#### What this task involves:
Copy out the data below as written; omit any images.

#### Dataset extract:
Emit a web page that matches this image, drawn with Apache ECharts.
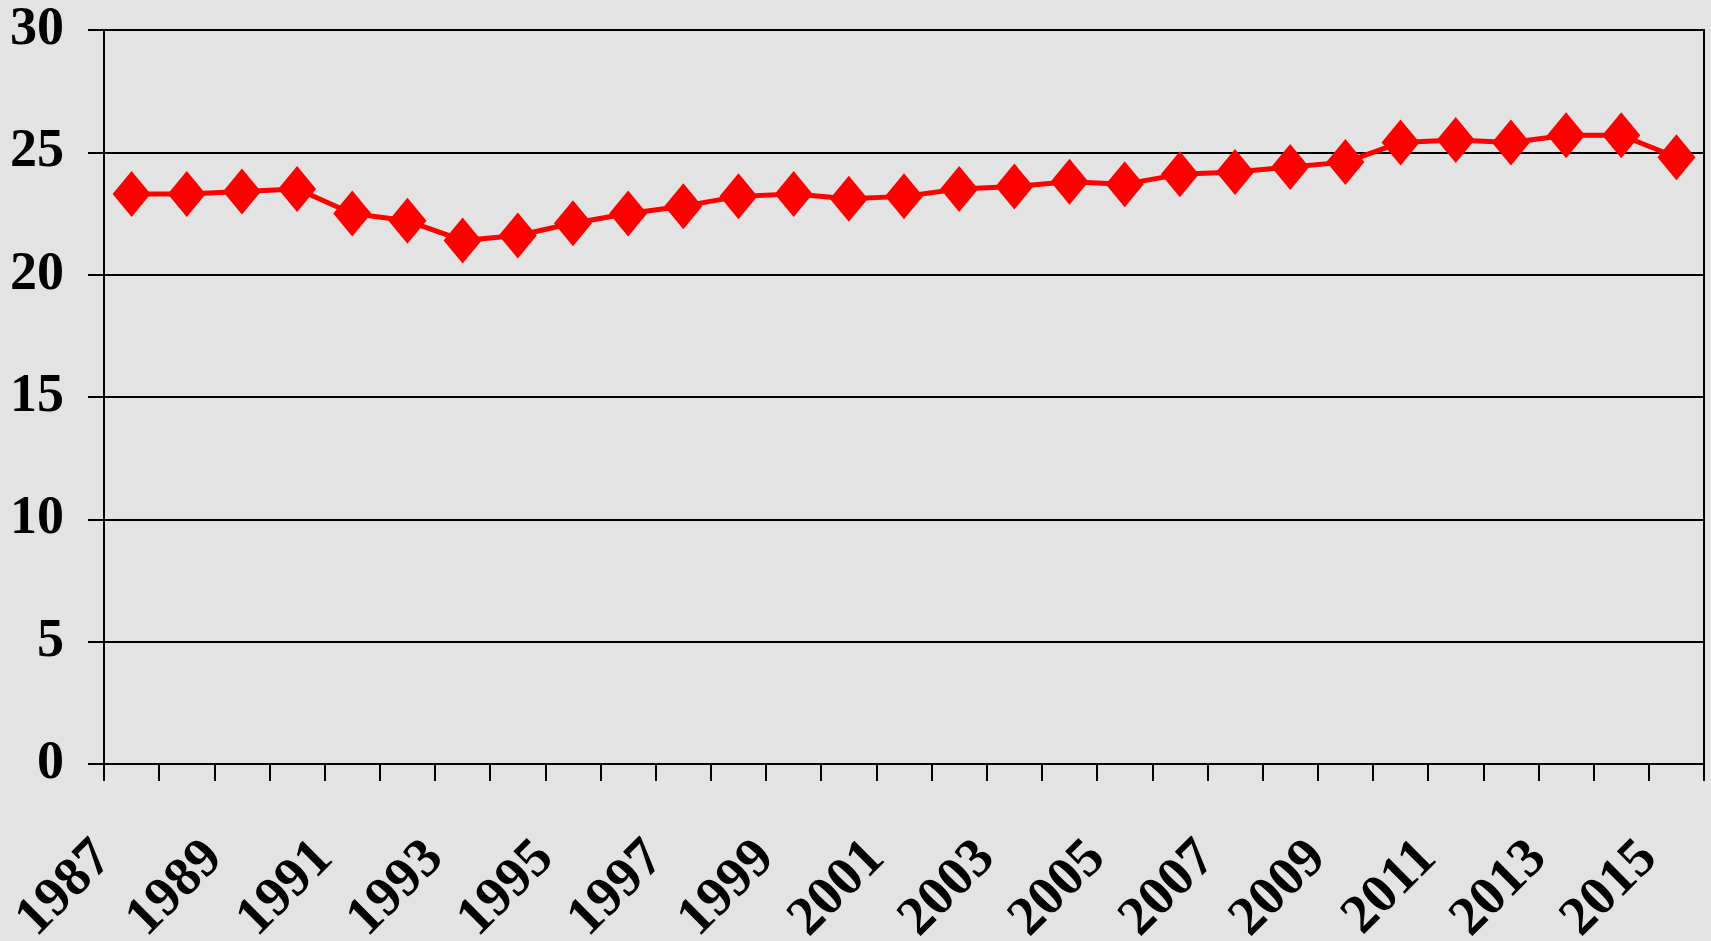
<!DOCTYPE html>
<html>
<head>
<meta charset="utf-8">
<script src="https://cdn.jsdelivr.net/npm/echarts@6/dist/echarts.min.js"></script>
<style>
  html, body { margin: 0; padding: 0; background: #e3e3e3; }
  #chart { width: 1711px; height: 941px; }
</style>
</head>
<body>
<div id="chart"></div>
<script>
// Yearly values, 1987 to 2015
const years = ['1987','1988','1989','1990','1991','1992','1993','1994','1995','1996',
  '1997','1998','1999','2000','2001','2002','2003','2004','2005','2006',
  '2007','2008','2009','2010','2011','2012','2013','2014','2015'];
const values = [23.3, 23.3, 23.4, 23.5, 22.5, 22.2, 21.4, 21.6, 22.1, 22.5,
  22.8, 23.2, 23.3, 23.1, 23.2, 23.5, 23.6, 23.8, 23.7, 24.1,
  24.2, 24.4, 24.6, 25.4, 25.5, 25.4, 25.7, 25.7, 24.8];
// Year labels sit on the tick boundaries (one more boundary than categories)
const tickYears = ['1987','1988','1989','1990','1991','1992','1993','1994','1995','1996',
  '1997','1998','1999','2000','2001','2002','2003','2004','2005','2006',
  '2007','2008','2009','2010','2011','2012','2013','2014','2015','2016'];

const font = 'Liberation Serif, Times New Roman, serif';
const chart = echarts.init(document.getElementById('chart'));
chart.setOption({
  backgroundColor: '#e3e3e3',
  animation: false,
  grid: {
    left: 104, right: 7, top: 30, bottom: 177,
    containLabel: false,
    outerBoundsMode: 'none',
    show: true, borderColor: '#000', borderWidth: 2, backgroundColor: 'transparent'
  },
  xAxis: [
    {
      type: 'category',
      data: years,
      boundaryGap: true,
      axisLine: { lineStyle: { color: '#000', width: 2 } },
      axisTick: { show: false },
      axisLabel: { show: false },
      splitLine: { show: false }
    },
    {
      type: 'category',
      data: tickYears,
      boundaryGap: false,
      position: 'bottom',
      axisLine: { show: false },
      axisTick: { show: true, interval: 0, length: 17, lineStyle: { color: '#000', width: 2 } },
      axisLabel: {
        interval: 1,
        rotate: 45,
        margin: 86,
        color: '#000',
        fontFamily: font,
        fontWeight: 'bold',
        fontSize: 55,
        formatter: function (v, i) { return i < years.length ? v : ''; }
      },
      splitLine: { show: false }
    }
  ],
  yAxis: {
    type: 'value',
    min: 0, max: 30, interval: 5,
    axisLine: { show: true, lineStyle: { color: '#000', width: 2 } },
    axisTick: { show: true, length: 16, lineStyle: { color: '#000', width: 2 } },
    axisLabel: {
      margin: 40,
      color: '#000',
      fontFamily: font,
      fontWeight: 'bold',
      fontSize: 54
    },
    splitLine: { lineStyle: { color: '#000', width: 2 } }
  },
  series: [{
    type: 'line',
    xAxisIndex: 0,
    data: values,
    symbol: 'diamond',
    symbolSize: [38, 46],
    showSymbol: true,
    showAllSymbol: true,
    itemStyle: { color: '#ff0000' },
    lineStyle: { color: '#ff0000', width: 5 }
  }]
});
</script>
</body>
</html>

#### Written answer:
Emit a web page that matches this image, drawn with Apache ECharts.
<!DOCTYPE html>
<html>
<head>
<meta charset="utf-8">
<script src="https://cdn.jsdelivr.net/npm/echarts@6/dist/echarts.min.js"></script>
<style>
  html, body { margin: 0; padding: 0; background: #e3e3e3; }
  #chart { width: 1711px; height: 941px; }
</style>
</head>
<body>
<div id="chart"></div>
<script>
// Yearly values, 1987 to 2015
const years = ['1987','1988','1989','1990','1991','1992','1993','1994','1995','1996',
  '1997','1998','1999','2000','2001','2002','2003','2004','2005','2006',
  '2007','2008','2009','2010','2011','2012','2013','2014','2015'];
const values = [23.3, 23.3, 23.4, 23.5, 22.5, 22.2, 21.4, 21.6, 22.1, 22.5,
  22.8, 23.2, 23.3, 23.1, 23.2, 23.5, 23.6, 23.8, 23.7, 24.1,
  24.2, 24.4, 24.6, 25.4, 25.5, 25.4, 25.7, 25.7, 24.8];
// Year labels sit on the tick boundaries (one more boundary than categories)
const tickYears = ['1987','1988','1989','1990','1991','1992','1993','1994','1995','1996',
  '1997','1998','1999','2000','2001','2002','2003','2004','2005','2006',
  '2007','2008','2009','2010','2011','2012','2013','2014','2015','2016'];

const font = 'Liberation Serif, Times New Roman, serif';
const chart = echarts.init(document.getElementById('chart'));
chart.setOption({
  backgroundColor: '#e3e3e3',
  animation: false,
  grid: {
    left: 104, right: 7, top: 30, bottom: 177,
    containLabel: false,
    outerBoundsMode: 'none',
    show: true, borderColor: '#000', borderWidth: 2, backgroundColor: 'transparent'
  },
  xAxis: [
    {
      type: 'category',
      data: years,
      boundaryGap: true,
      axisLine: { lineStyle: { color: '#000', width: 2 } },
      axisTick: { show: false },
      axisLabel: { show: false },
      splitLine: { show: false }
    },
    {
      type: 'category',
      data: tickYears,
      boundaryGap: false,
      position: 'bottom',
      axisLine: { show: false },
      axisTick: { show: true, interval: 0, length: 17, lineStyle: { color: '#000', width: 2 } },
      axisLabel: {
        interval: 1,
        rotate: 45,
        margin: 86,
        color: '#000',
        fontFamily: font,
        fontWeight: 'bold',
        fontSize: 55,
        formatter: function (v, i) { return i < years.length ? v : ''; }
      },
      splitLine: { show: false }
    }
  ],
  yAxis: {
    type: 'value',
    min: 0, max: 30, interval: 5,
    axisLine: { show: true, lineStyle: { color: '#000', width: 2 } },
    axisTick: { show: true, length: 16, lineStyle: { color: '#000', width: 2 } },
    axisLabel: {
      margin: 40,
      color: '#000',
      fontFamily: font,
      fontWeight: 'bold',
      fontSize: 54
    },
    splitLine: { lineStyle: { color: '#000', width: 2 } }
  },
  series: [{
    type: 'line',
    xAxisIndex: 0,
    data: values,
    symbol: 'diamond',
    symbolSize: [38, 46],
    showSymbol: true,
    showAllSymbol: true,
    itemStyle: { color: '#ff0000' },
    lineStyle: { color: '#ff0000', width: 5 }
  }]
});
</script>
</body>
</html>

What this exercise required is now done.